Ted talks: From UNSW Business School and Sydney Swans to robo-advisor

By Neil Martin  Tuesday, 24 July 2018  @Business School

​UNSW Business School alumnus Ted Richards made a big change in his life when he moved into the financial services industry after playing professionally in the AFL for Sydney Swans.

But he believes a huge momentum shift is now also happening in the world of investment thanks to the rise of technology and the growing awareness of problems associated with age-old traditional practices.

Richards completed a Bachelor of Commerce degree at UNSW while running out every weekend for the Swans, but is now Director of Business Development at Six Park - a robo-advice service that is helping to shake up the current financial landscape.

The 35-year-old, who helped Sydney win the AFL Grand Final against Hawthorn in 2012, says evidence presented at the recent Royal Commission into Misconduct in the Banking, Superannuation and Financial Services Industry shows that change is needed – and that the growing number of fintech companies in Australia are doing just that.

"Robo-advice is automated investment management. It is disrupting what a financial advisor typically does face-to-face – providing investment advice and management," Richards explains.

Shake-up

"It started in the US on the back of the financial crisis over there when people started to have an understanding they were overpaying for underperformance.

"Robo-advice has emerged from that shake-up in the industry and is continuing to grow and we think there is a real need for it in Australia – unconflicted, transparent advice – and the Royal Commission is kind of revealing that too.

"Instead of sitting down with a financial advisor face-to-face, we do a lot of that online. There is a risk assessment questionnaire and at the end of that we will make an investment recommendation for that person, and if they wish to proceed we provide a statement of advice and open up accounts and then execute the trades and manage their portfolio.

"There is the tech side which automated rebalancing of portfolios and algorithms to work out someone's risk profile. But there is a human overlay behind the technology and that is one of the reasons I was so interested in joining the business."

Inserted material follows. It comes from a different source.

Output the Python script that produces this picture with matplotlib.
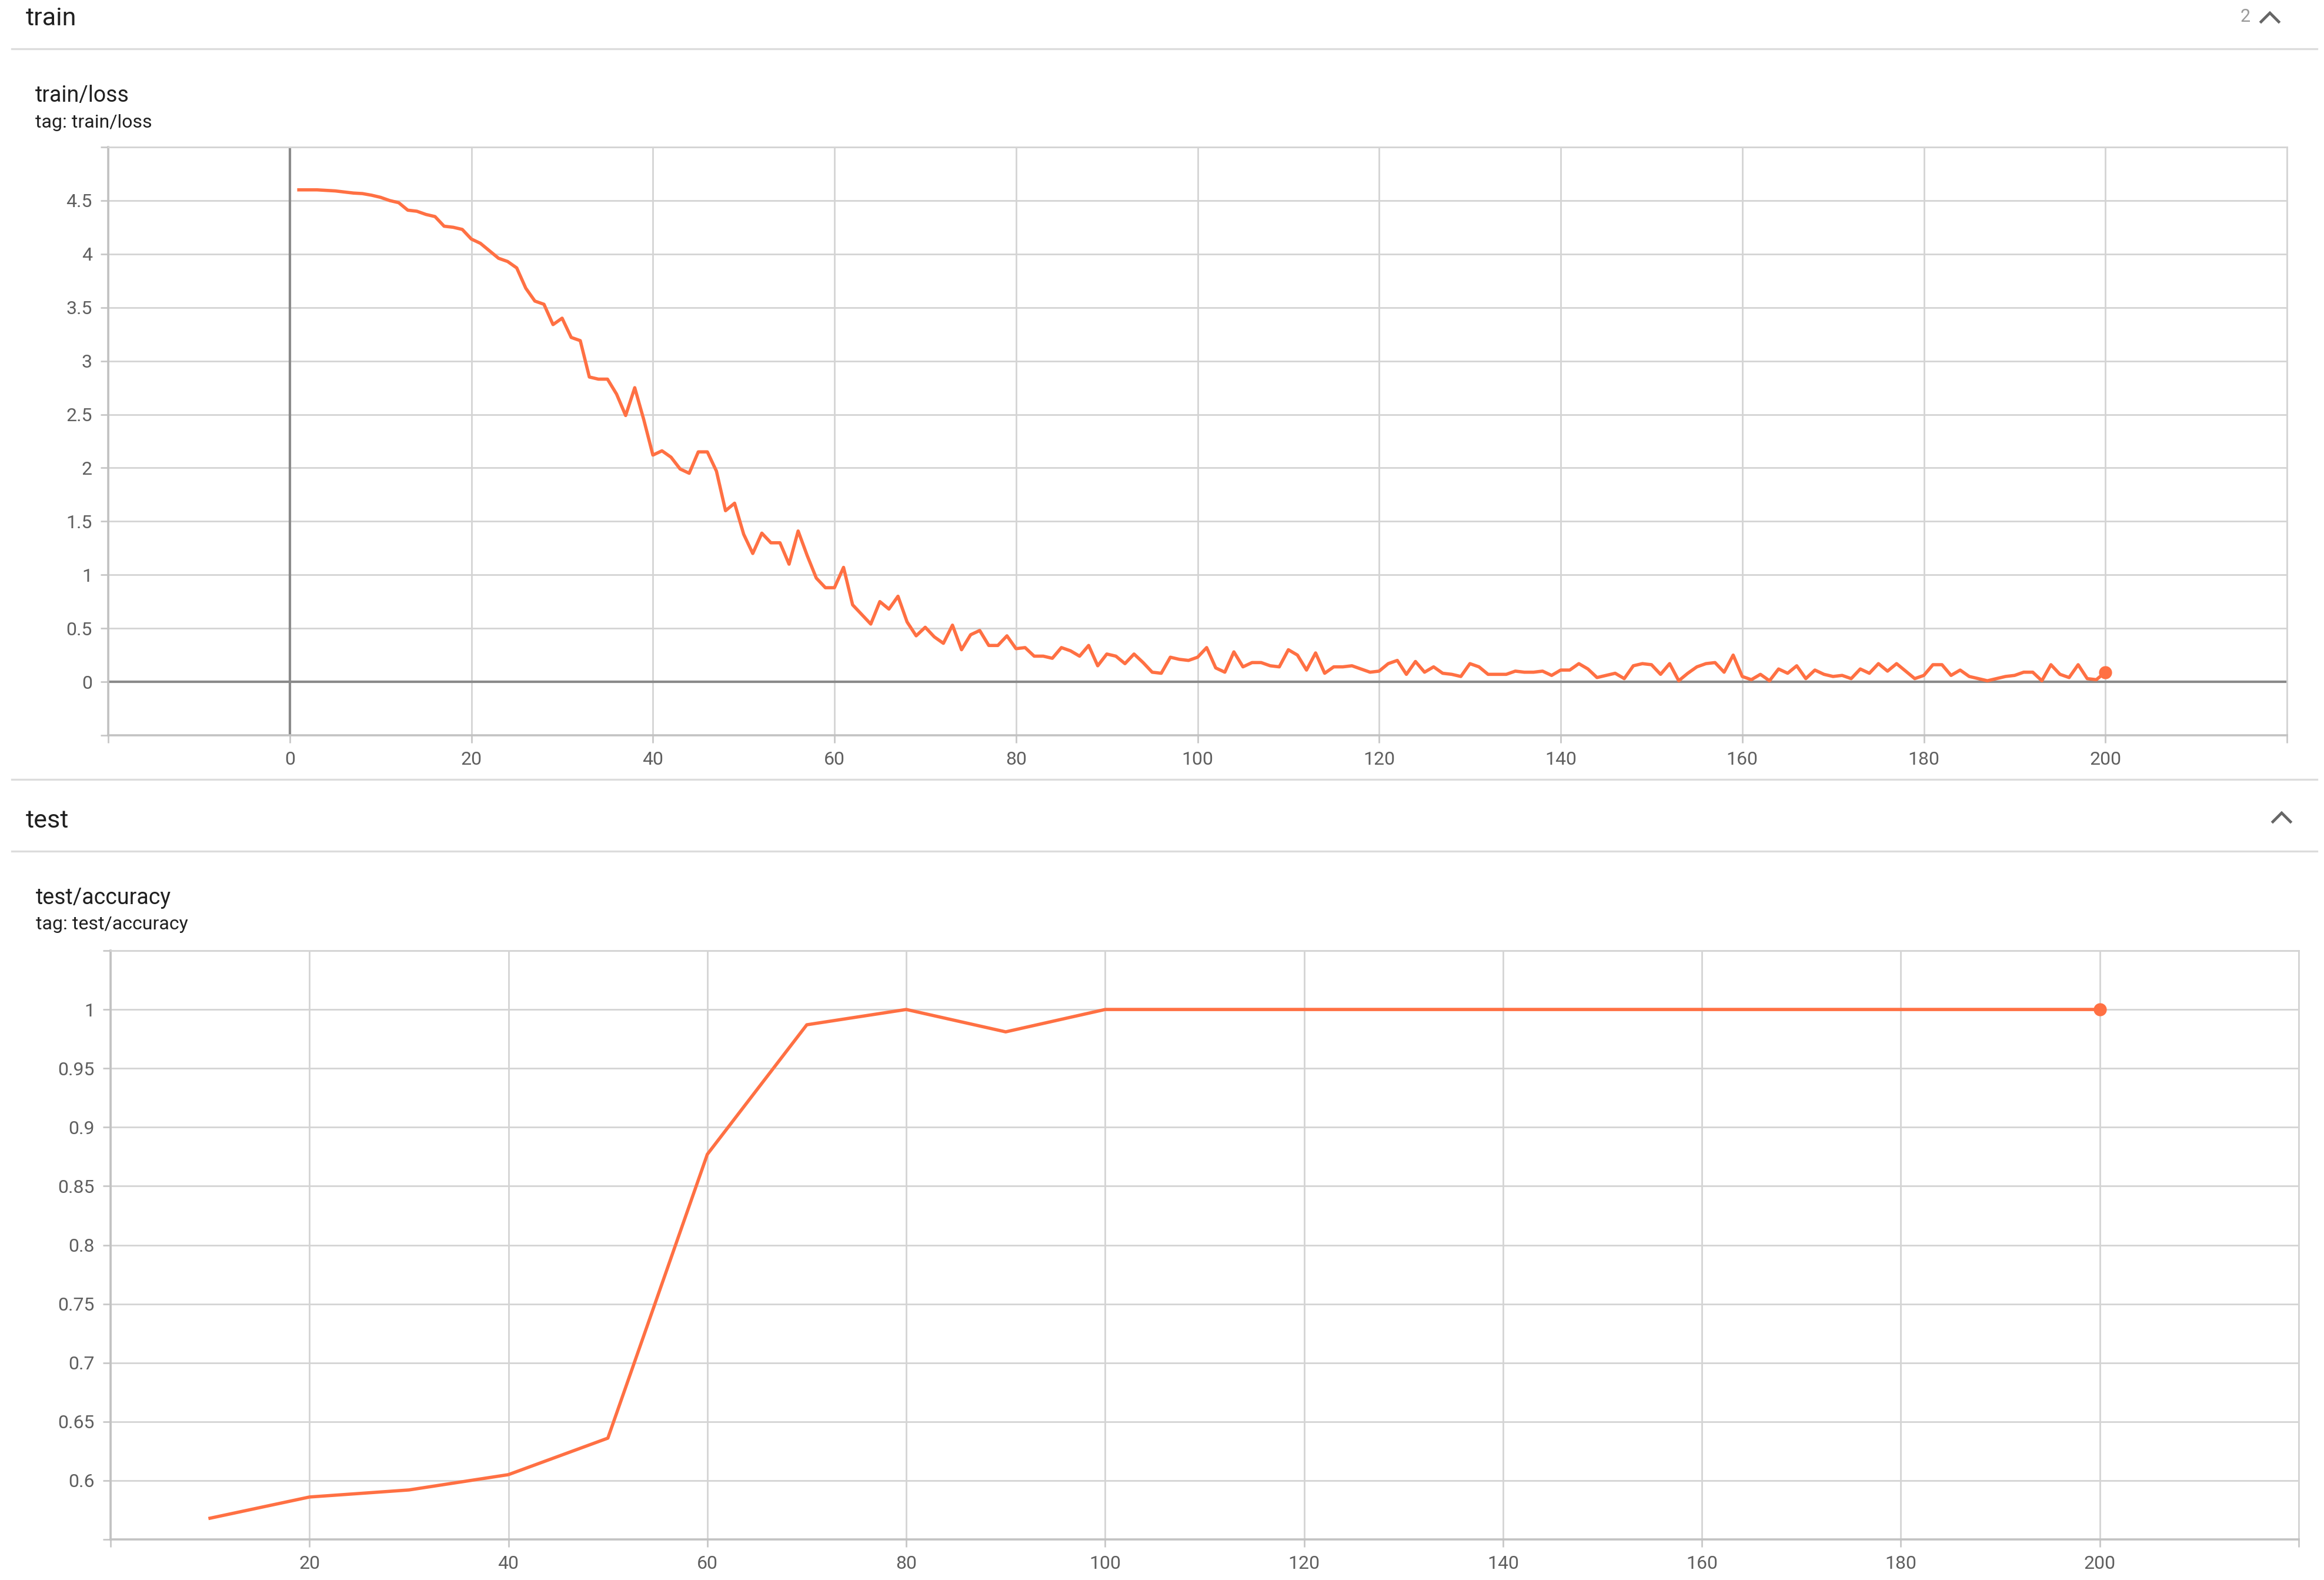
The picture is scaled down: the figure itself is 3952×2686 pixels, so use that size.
import numpy as np
import matplotlib
matplotlib.use("Agg")
import matplotlib.pyplot as plt
from matplotlib.lines import Line2D

#_____________________________________________________________________________
# data

loss_steps = list(range(1, 201))
loss_values = [
    4.60, 4.60, 4.60, 4.595, 4.59, 4.58, 4.57, 4.565, 4.55, 4.53,
    4.50, 4.48, 4.41, 4.40, 4.37, 4.35, 4.26, 4.25, 4.23, 4.14,
    4.10, 4.03, 3.96, 3.93, 3.87, 3.68, 3.56, 3.53, 3.34, 3.40,
    3.22, 3.19, 2.85, 2.83, 2.83, 2.69, 2.49, 2.75, 2.45, 2.12,
    2.16, 2.10, 1.99, 1.95, 2.15, 2.15, 1.97, 1.60, 1.67, 1.38,
    1.20, 1.39, 1.30, 1.30, 1.10, 1.41, 1.18, 0.97, 0.88, 0.88,
    1.07, 0.72, 0.63, 0.54, 0.75, 0.68, 0.80, 0.56, 0.43, 0.51,
    0.42, 0.36, 0.53, 0.30, 0.44, 0.48, 0.34, 0.34, 0.43, 0.31,
    0.32, 0.24, 0.24, 0.22, 0.32, 0.29, 0.24, 0.34, 0.15, 0.26,
    0.24, 0.17, 0.26, 0.18, 0.09, 0.08, 0.23, 0.21, 0.20, 0.23,
    0.32, 0.13, 0.09, 0.28, 0.14, 0.18, 0.18, 0.15, 0.14, 0.30,
    0.25, 0.11, 0.27, 0.08, 0.14, 0.14, 0.15, 0.12, 0.09, 0.10,
    0.17, 0.20, 0.07, 0.19, 0.09, 0.14, 0.08, 0.07, 0.05, 0.17,
    0.14, 0.07, 0.07, 0.07, 0.10, 0.09, 0.09, 0.10, 0.06, 0.11,
    0.11, 0.17, 0.12, 0.04, 0.06, 0.08, 0.03, 0.15, 0.17, 0.16,
    0.07, 0.17, 0.01, 0.08, 0.14, 0.17, 0.18, 0.09, 0.25, 0.05,
    0.02, 0.07, 0.01, 0.12, 0.08, 0.15, 0.03, 0.11, 0.07, 0.05,
    0.06, 0.03, 0.12, 0.08, 0.17, 0.10, 0.17, 0.10, 0.03, 0.06,
    0.16, 0.16, 0.06, 0.11, 0.05, 0.03, 0.01, 0.03, 0.05, 0.06,
    0.09, 0.09, 0.01, 0.16, 0.07, 0.04, 0.16, 0.03, 0.02, 0.09,
]

acc_steps = [10, 20, 30, 40, 50, 60, 70, 80, 90, 100,
             110, 120, 130, 140, 150, 160, 170, 180, 190, 200]
acc_values = [0.568, 0.586, 0.592, 0.605, 0.636, 0.877, 0.987, 1.0, 0.981, 1.0,
              1.0, 1.0, 1.0, 1.0, 1.0, 1.0, 1.0, 1.0, 1.0, 1.0]

loss_xticks = list(range(-20, 221, 20))
loss_yticks = [-0.5, 0, 0.5, 1, 1.5, 2, 2.5, 3, 3.5, 4, 4.5, 5]
acc_xticks = list(range(0, 221, 20))
acc_yticks = [0.55, 0.6, 0.65, 0.7, 0.75, 0.8, 0.85, 0.9, 0.95, 1.0, 1.05]

#_____________________________________________________________________________
W, H = 3952., 2686.
orange = "#ff7043"
grid_col = "#d4d4d4"
zero_col = "#8a8a8a"
tick_col = "#5f5f5f"
text_col = "#202020"

plt.rcParams["font.family"] = ["Roboto", "DejaVu Sans"]

#_____________________________________________________________________________
def main():

    fig = plt.figure(figsize=(W/100, H/100), dpi=100)
    fig.patch.set_facecolor("white")

    #section headers
    header(fig, "train", 43, 83)
    fig.text(fx(3810), fy(37), "2", fontsize=22, color="#9a9a9a", va="baseline")
    chevron(fig, 3860, 28)
    header(fig, "test", 1407, 1447, top_line=1325)
    chevron(fig, 3880, 1388)

    #card titles
    fig.text(fx(60), fy(173), "train/loss", fontsize=27, color=text_col, va="baseline")
    fig.text(fx(60), fy(217), "tag: train/loss", fontsize=23, color=text_col, va="baseline")
    fig.text(fx(61), fy(1537), "test/accuracy", fontsize=27, color=text_col, va="baseline")
    fig.text(fx(61), fy(1580), "tag: test/accuracy", fontsize=23, color=text_col, va="baseline")

    #train/loss
    ax1 = fig.add_axes(box(184, 3889, 250, 1250))
    set_axes(ax1, loss_xticks, loss_yticks)
    ax1.axhline(0, color=zero_col, lw=3, zorder=2)
    ax1.axvline(0, color=zero_col, lw=3, zorder=2)
    ax1.plot(loss_steps, loss_values, color=orange, lw=4, zorder=3)
    ax1.plot(loss_steps[-1], loss_values[-1], "o", color=orange, ms=15, zorder=4)

    #test/accuracy
    ax2 = fig.add_axes(box(188, 3909, 1616, 2617))
    set_axes(ax2, acc_xticks, acc_yticks)
    ax2.plot(acc_steps, acc_values, color=orange, lw=4, zorder=3)
    ax2.plot(acc_steps[-1], acc_values[-1], "o", color=orange, ms=15, zorder=4)

    fig.savefig("out.png", dpi=100, facecolor="white")

#main

#_____________________________________________________________________________
def fx(px):
    return px/W

def fy(py):
    return 1. - py/H

def box(l, r, t, b):
    return [fx(l), fy(b), (r-l)/W, (b-t)/H]

#_____________________________________________________________________________
def header(fig, title, base, line_y, top_line=None):

    fig.text(fx(44), fy(base), title, fontsize=31, color=text_col, va="baseline")
    if top_line is not None:
        fig.add_artist(Line2D([fx(20), fx(3940)], [fy(top_line)]*2, color="#dcdcdc", lw=2.4))
    fig.add_artist(Line2D([fx(20), fx(3940)], [fy(line_y)]*2, color="#dcdcdc", lw=2.4))

#header

#_____________________________________________________________________________
def chevron(fig, xc, yc):

    fig.add_artist(Line2D([fx(xc-15), fx(xc), fx(xc+15)], [fy(yc+9), fy(yc-6), fy(yc+9)],
                          color="#666666", lw=3.4, solid_joinstyle="miter"))

#chevron

#_____________________________________________________________________________
def set_axes(ax, xt, yt):

    ax.set_xlim(xt[0], xt[-1])
    ax.set_ylim(yt[0], yt[-1])

    #TensorBoard hides the labels at the range ends
    ax.set_xticks(xt)
    ax.set_xticklabels([""] + ["{:g}".format(v) for v in xt[1:-1]] + [""])
    ax.set_yticks(yt)
    ax.set_yticklabels([""] + ["{:g}".format(v) for v in yt[1:-1]] + [""])

    ax.grid(True, color=grid_col, lw=2.0, zorder=1)
    ax.set_axisbelow(True)

    for s in ["top", "right"]:
        ax.spines[s].set_color(grid_col)
        ax.spines[s].set_linewidth(2.0)
    for s in ["left", "bottom"]:
        ax.spines[s].set_color("#c2c2c2")
        ax.spines[s].set_linewidth(2.6)

    ax.tick_params(which="both", length=9.5, width=2.0, color="#c8c8c8",
                   labelcolor=tick_col, labelsize=23, pad=10)

#set_axes

#_____________________________________________________________________________
if __name__ == "__main__":

    main()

Richards says his time at UNSW was invaluable in helping him transition from a professional AFL player to his current financial role.

He had always been interested in stocks and shares and investments, but did not have a clear focus about what he wanted to do after football until completing his Bachelor of Commerce degree.

And he believes current UNSW Business School students are perfectly placed to take advantage of the growth of fintech across Australia.

"I very much enjoyed my time at UNSW. It was a hectic stage of life for me, balancing professional football career and still learning life skills such as time management," Richards says.

"It was originally just a degree that I thought could be useful to me after my football – although I'd be lying if I said I knew exactly what path I thought I might want to take. What the degree did provide was the clarity of the specific area within the overall commerce sector that I wanted to focus on, which was finance and investment.

"Disruption has come to many different industries and the finance and investment industry is no different. Young people at university right now have a huge opportunity to be at the forefront and involved in these businesses that are driving the changes, as opposed to people who are behind the curve in terms of their knowledge and awareness of what is happening."

Fintech

Richards paid close attention to details emerging from the recent Royal Commission, as numerous allegations were made about financial advisors falsifying documents, mis-selling financial products and charging fees for services that were not supplied.

And he thinks consumers are now becoming increasingly aware of new ways of investing – including robo-advice.

"The Royal Commission has been incredibly sad for some of the stories it has revealed, but I also think it's been necessary. For whatever reason the Australian banks and financial landscape did not change much after the global financial crisis, especially compared to overseas where there was a real shakeout. I think this Royal Commission is the shakeout that is needed in Australia," he says.

"Robo-advice is just one aspect of growing and emerging fintech landscape of Australia and that is disrupting a lot of parts of finance and investment that have traditionally not changed for decades.

"It's a very exciting space to be in. It can provide excitement of technology with important life decisions around investing.

"What I do enjoy is that we have a material ability to change people's lives for the better – engaging people to make sure their retirement is well looked after, that their savings are working for them, that fees are not eroding the power of compounding returns. I derive a lot of enjoyment and satisfaction from helping people."